An unusually Tropical Storm Otto yesterday swirled over the Caribbean just off Central America, heading toward a possible landfall as a hurricane in Costa Rica, which has not seen such a storm since reliable record-keeping began in 1851.
Heavy rains from the storm were blamed for three deaths in Panama, and officials in Costa Rica ordered the evacuation of 4,000 people from its Caribbean coast.
The US National Hurricane Center said the westward-moving storm had weakened slightly overnight down to tropical storm status, with winds of 110kph.
However, it said the storm would likely recover hurricane force and make landfall later today in the border region of Nicaragua and Costa Rica.
The storm caused heavy rains in Panama as it moved roughly parallel to that nation’s northern coast.
Panamanian National Civil Protection System Director-General Jose Donderis said a landslide just west of Panama City early on Tuesday trapped nine people.
Seven were rescued, but two were pulled from the mud dead, while in the capital, a child was killed when a tree fell on a car outside a school, he said.
The boy had been waiting with his mother, but she survived the accident.
The country “faces one of the worst meteorological situations, with imminent risk,” Donderis said.
Panamanian authorities canceled school and began to release water from the locks and lakes feeding the Panama Canal.
Costa Rica’s National Emergency Commission said it was evacuating 4,000 people from the area where the storm was expected to hit and where rivers could overflow.
The effort was expected to involve evacuations by plane, boat and road in the low-lying coastal areas.
“We will not allow people to remain in at-risk areas and loss of human life,” Costa Rican President Luis Guillermo Solis told a news conference.
He said Otto could damage the country’s important coffee and agriculture sectors.
However, the order did not extend to Costa Rica’s principal port city of Limon on the southern Caribbean coast. The city, home to about 60,000 people, was projected to feel the glancing force of the storm.
Nicaraguan National Disaster Prevention, Mitigation and Attention System codirector Guillermo Gonzalez on Tuesday said that Nicaraguan Navy ships would evacuate people on Little Corn Island, a popular Nicaraguan tourist spot in the Caribbean, to shelters on Big Corn I
The storm was expected to pass near Managua, Nicaragua’s capital, today.
Heavy rain, flash flooding and mudslides will be major concerns for Central America, including Nicaragua, Costa Rica and Panama.
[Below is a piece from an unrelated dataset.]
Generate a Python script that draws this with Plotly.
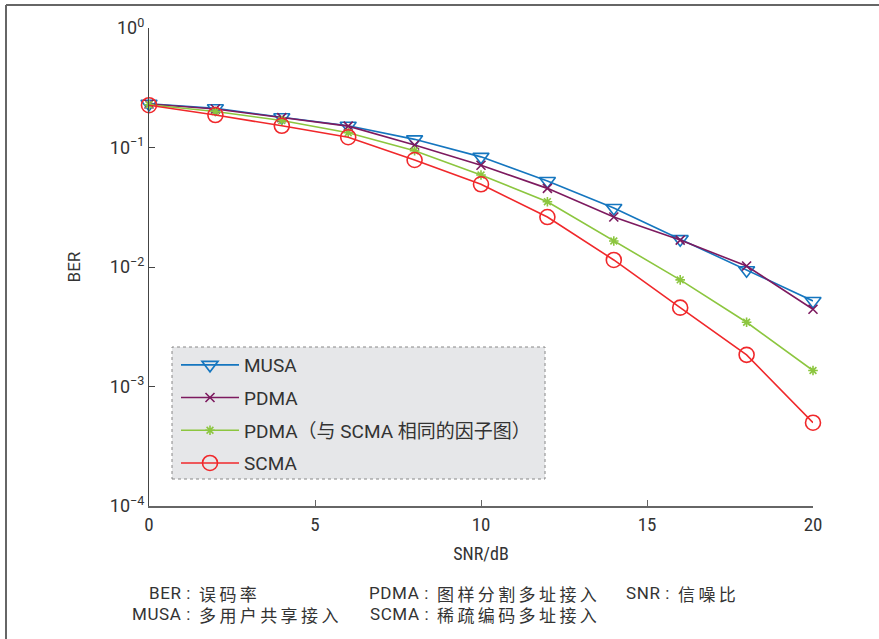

Early yesterday, the storm had top sustained winds of 110kph and was moving westward at 7kph, the Miami-based National Hurricane Center said.
Otto was centered about 375km east-northeast of Limon, Costa Rica.
When it formed, Otto was the seventh hurricane of this year’s Atlantic season. It was a late arrival in the Atlantic hurricane season, which typically runs from June to the end of November, and was hitting land unusually south.
The storm is expected to survive in some form once it enters the Pacific Ocean, but will face increasing wind shear and dry air into the weekend.